- **Problem requirements**: Exactly the lines from the one with "Give me the Plotly source for this chart." through the one with "expected_utility = 0.7" should be returned, both ends included and nothing else. Omit any pictures.

- **Items**:
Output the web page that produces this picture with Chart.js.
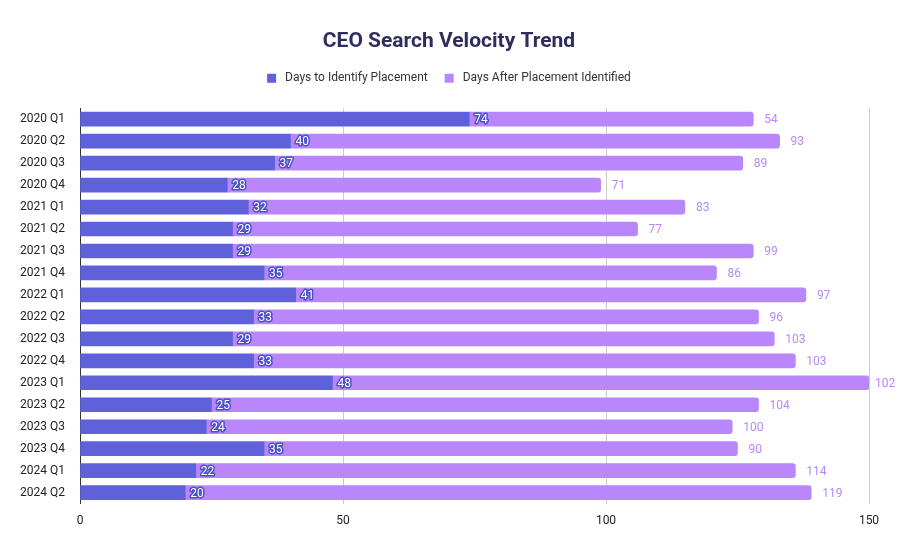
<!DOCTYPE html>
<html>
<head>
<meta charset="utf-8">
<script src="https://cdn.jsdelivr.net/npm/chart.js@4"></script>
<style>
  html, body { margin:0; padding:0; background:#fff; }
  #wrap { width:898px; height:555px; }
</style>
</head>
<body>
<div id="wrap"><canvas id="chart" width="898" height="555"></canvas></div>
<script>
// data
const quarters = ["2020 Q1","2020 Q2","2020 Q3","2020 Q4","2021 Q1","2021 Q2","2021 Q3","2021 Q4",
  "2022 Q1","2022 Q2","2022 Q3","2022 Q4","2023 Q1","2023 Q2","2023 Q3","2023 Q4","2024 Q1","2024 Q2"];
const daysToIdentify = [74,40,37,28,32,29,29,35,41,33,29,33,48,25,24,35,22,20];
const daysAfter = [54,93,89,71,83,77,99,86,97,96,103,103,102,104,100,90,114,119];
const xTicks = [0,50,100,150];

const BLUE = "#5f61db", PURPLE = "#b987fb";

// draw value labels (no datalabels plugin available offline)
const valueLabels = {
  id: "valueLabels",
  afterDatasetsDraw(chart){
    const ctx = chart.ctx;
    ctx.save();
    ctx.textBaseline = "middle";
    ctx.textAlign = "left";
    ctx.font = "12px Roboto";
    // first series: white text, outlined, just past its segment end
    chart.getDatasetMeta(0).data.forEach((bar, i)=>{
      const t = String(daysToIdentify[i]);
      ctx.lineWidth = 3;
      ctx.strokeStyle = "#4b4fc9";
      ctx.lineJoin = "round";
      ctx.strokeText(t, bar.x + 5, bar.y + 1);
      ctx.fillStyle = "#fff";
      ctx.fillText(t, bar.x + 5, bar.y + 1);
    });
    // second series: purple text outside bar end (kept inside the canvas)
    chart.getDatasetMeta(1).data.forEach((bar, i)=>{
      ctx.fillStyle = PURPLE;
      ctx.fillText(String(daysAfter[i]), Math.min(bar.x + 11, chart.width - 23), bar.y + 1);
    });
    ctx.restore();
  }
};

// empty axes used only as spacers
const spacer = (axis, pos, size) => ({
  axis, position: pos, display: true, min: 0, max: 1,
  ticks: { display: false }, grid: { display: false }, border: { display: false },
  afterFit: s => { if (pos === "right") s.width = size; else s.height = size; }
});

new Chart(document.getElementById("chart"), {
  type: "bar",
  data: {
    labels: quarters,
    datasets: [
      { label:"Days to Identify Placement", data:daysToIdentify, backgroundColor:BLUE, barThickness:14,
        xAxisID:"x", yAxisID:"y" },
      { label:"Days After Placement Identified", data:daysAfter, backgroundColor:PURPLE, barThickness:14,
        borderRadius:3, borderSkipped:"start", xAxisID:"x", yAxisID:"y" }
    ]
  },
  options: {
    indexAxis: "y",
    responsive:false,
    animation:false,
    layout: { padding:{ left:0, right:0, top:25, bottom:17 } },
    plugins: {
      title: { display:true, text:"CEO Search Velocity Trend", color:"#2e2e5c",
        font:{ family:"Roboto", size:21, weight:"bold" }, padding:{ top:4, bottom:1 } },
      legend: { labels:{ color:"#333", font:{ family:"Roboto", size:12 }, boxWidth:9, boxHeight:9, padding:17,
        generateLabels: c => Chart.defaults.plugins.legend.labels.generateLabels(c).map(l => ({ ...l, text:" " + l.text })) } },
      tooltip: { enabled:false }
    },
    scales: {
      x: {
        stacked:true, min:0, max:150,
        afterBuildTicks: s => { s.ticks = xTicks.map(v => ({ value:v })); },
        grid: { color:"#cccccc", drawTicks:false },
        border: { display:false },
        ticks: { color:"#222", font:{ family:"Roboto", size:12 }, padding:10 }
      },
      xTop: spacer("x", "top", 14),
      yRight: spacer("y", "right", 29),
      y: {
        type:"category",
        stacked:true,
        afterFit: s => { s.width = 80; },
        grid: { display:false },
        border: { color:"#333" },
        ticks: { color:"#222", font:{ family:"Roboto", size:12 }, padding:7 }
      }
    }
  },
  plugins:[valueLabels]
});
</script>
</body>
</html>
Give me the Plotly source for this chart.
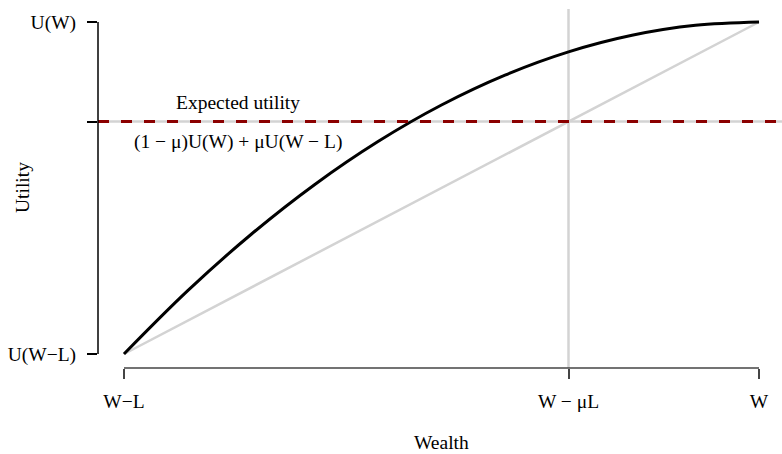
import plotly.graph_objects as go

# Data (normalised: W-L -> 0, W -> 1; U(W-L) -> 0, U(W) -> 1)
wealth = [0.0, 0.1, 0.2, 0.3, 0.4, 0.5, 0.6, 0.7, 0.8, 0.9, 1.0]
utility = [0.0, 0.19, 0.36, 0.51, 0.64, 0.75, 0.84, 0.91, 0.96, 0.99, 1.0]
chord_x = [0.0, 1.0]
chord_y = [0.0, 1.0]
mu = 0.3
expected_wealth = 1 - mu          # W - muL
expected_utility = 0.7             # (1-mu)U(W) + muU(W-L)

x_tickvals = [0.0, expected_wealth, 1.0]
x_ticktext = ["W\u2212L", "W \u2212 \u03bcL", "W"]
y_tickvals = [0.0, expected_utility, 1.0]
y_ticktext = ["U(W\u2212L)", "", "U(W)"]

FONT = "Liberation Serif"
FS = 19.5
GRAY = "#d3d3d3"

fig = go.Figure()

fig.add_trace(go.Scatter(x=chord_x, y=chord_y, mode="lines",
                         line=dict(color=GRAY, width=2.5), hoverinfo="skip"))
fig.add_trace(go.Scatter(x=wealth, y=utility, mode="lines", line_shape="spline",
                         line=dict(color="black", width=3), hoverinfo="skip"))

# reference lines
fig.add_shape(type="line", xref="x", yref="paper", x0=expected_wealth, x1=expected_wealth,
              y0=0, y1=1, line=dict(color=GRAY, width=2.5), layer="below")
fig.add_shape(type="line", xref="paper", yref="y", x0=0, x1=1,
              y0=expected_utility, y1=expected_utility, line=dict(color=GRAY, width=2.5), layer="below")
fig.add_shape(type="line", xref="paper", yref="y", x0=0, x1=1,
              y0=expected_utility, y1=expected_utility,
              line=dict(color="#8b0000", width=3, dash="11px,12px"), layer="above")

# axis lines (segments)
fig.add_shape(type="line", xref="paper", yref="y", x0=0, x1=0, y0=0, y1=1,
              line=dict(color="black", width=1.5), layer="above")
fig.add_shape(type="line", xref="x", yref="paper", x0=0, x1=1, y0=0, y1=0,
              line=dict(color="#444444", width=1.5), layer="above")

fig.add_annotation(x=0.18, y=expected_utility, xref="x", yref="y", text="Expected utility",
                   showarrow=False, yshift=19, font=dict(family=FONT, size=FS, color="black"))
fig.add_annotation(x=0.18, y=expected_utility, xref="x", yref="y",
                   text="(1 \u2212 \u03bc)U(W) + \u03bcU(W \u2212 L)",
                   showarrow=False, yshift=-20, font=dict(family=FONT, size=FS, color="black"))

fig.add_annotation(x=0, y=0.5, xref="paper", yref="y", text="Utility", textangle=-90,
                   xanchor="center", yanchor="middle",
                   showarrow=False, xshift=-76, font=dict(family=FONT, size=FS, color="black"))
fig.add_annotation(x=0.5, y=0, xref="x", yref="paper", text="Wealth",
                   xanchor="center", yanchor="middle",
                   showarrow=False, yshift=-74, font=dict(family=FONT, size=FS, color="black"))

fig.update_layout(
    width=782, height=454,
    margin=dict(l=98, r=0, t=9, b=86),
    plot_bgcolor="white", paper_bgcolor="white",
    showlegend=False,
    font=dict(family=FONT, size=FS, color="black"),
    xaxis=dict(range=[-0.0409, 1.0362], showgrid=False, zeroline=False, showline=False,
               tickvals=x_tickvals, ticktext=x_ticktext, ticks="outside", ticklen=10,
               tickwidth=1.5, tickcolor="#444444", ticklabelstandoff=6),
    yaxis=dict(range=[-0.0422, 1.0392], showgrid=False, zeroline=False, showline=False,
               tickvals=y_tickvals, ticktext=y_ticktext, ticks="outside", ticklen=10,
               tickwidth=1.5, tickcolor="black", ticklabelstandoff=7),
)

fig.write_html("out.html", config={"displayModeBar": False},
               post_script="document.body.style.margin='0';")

- **Output of the exercise**:
Give me the Plotly source for this chart.
import plotly.graph_objects as go

# Data (normalised: W-L -> 0, W -> 1; U(W-L) -> 0, U(W) -> 1)
wealth = [0.0, 0.1, 0.2, 0.3, 0.4, 0.5, 0.6, 0.7, 0.8, 0.9, 1.0]
utility = [0.0, 0.19, 0.36, 0.51, 0.64, 0.75, 0.84, 0.91, 0.96, 0.99, 1.0]
chord_x = [0.0, 1.0]
chord_y = [0.0, 1.0]
mu = 0.3
expected_wealth = 1 - mu          # W - muL
expected_utility = 0.7             # (1-mu)U(W) + muU(W-L)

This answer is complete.